- **Recorded information**:

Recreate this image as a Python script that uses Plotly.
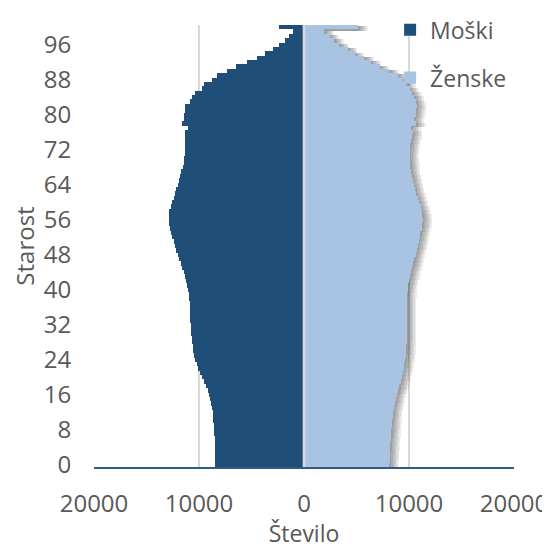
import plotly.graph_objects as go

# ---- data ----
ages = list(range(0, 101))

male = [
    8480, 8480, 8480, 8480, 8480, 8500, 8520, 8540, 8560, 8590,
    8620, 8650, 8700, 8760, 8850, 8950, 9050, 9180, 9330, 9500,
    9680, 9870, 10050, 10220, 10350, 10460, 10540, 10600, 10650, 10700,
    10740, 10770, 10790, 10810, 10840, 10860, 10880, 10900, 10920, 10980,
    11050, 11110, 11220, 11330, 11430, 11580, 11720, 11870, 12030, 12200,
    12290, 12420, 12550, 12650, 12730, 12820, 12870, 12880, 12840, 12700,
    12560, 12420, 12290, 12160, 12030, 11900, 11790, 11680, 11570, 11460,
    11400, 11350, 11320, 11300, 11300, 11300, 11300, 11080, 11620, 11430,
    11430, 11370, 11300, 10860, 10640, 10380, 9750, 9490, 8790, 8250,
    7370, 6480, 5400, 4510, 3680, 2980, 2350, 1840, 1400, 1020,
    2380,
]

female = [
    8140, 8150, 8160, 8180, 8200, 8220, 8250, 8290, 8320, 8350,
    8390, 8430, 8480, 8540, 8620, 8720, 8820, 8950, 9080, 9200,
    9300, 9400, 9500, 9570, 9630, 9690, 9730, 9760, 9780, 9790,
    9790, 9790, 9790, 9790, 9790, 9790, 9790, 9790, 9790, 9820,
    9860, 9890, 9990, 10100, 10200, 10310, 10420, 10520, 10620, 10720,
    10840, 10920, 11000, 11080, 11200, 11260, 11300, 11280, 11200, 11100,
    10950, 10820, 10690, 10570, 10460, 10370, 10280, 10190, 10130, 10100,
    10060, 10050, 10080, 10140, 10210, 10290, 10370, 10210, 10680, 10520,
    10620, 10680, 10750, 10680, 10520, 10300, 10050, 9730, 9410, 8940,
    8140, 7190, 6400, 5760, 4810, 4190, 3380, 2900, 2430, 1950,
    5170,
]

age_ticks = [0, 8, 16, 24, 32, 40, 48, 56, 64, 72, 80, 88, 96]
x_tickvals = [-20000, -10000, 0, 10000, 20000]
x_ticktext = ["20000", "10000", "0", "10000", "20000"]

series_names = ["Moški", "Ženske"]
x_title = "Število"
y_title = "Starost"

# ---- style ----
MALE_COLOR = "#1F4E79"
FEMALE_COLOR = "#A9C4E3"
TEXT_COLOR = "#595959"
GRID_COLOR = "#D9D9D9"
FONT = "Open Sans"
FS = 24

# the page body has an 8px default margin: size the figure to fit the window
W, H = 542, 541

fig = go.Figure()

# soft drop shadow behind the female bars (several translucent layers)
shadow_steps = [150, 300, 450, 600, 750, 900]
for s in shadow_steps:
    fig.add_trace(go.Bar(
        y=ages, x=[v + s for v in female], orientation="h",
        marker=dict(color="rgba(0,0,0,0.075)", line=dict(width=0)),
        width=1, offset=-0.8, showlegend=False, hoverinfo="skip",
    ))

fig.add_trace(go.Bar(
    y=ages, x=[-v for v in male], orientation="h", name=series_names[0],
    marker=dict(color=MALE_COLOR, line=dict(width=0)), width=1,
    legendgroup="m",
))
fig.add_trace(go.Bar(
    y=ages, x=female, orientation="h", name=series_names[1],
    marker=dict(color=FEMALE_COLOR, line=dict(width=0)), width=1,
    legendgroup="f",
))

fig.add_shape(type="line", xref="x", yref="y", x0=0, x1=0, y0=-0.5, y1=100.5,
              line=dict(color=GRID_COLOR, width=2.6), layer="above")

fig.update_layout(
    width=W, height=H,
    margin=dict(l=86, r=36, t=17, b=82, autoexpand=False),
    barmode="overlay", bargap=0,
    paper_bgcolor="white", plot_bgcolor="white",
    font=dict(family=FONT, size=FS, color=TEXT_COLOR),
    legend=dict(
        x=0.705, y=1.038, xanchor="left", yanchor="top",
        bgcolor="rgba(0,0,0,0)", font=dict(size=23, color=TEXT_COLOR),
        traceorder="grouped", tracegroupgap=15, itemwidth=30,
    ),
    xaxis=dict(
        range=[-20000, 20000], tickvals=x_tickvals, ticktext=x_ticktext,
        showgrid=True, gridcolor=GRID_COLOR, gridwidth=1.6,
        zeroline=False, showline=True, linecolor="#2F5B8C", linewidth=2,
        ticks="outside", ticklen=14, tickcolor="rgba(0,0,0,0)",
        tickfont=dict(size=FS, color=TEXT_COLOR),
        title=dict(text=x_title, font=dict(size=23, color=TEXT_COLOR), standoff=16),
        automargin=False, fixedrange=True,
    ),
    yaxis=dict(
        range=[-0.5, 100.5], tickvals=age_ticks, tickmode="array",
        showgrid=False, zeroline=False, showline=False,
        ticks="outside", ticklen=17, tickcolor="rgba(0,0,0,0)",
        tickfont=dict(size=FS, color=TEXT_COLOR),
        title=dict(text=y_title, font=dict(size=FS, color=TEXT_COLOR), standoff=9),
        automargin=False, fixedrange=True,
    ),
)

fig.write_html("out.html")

- **Given instruction**:
Output exactly the span of lines from the top of the listing through the line holding "ages = list(range(0, 101))", and leave every picture out.

- **The solution**:
Recreate this image as a Python script that uses Plotly.
import plotly.graph_objects as go

# ---- data ----
ages = list(range(0, 101))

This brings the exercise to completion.